- [What the task asks]:
Starting with the first line of the data below, copy each line up to and including the one containing "const fmt = p". Pictures stay out.
....................
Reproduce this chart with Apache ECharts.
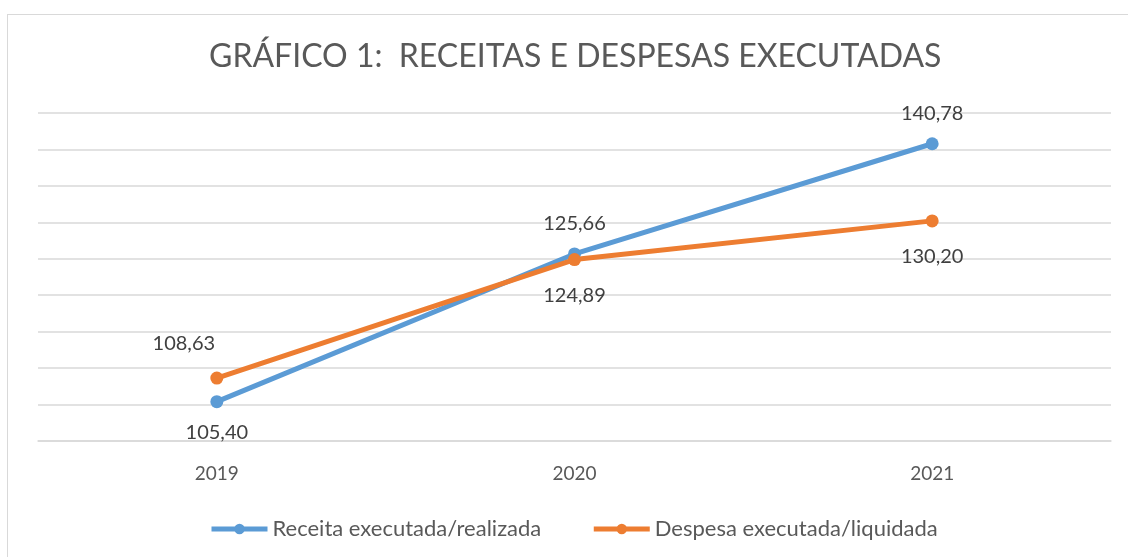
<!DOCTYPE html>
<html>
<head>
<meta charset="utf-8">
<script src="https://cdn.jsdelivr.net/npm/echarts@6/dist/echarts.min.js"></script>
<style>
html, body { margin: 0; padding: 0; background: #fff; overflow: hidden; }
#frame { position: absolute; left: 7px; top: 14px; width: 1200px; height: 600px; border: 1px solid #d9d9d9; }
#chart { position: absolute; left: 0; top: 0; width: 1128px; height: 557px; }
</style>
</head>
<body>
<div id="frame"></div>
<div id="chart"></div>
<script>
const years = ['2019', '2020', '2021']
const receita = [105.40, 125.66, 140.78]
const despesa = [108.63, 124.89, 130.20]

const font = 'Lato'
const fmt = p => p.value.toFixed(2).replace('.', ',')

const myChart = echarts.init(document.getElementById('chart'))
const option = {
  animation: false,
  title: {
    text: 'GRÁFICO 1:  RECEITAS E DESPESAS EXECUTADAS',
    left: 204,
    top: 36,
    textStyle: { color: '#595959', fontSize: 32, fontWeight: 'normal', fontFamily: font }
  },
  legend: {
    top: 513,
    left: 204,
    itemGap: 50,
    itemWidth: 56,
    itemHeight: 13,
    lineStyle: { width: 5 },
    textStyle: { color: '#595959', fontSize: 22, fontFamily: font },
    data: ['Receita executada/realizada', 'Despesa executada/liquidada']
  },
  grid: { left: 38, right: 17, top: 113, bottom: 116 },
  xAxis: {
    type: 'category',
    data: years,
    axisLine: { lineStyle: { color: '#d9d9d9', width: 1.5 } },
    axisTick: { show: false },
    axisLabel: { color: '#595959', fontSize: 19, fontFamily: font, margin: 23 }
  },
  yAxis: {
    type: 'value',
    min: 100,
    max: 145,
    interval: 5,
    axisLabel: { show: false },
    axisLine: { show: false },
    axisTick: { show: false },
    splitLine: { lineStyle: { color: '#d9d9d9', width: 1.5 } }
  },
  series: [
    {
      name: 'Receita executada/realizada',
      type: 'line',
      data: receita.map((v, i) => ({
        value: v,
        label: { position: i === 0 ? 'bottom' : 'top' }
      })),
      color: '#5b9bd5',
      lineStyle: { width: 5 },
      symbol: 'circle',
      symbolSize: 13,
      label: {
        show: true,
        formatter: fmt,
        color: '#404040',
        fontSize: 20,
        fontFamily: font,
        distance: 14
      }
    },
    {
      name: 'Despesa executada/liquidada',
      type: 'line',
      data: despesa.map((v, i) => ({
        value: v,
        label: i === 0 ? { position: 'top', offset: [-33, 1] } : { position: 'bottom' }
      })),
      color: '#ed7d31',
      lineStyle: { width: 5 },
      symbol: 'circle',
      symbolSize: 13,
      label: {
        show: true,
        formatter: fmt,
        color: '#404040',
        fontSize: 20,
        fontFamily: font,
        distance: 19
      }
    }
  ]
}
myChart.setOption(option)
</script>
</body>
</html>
....................
- [Task result]:
Reproduce this chart with Apache ECharts.
<!DOCTYPE html>
<html>
<head>
<meta charset="utf-8">
<script src="https://cdn.jsdelivr.net/npm/echarts@6/dist/echarts.min.js"></script>
<style>
html, body { margin: 0; padding: 0; background: #fff; overflow: hidden; }
#frame { position: absolute; left: 7px; top: 14px; width: 1200px; height: 600px; border: 1px solid #d9d9d9; }
#chart { position: absolute; left: 0; top: 0; width: 1128px; height: 557px; }
</style>
</head>
<body>
<div id="frame"></div>
<div id="chart"></div>
<script>
const years = ['2019', '2020', '2021']
const receita = [105.40, 125.66, 140.78]
const despesa = [108.63, 124.89, 130.20]

const font = 'Lato'
const fmt = p => p.value.toFixed(2).replace('.', ',')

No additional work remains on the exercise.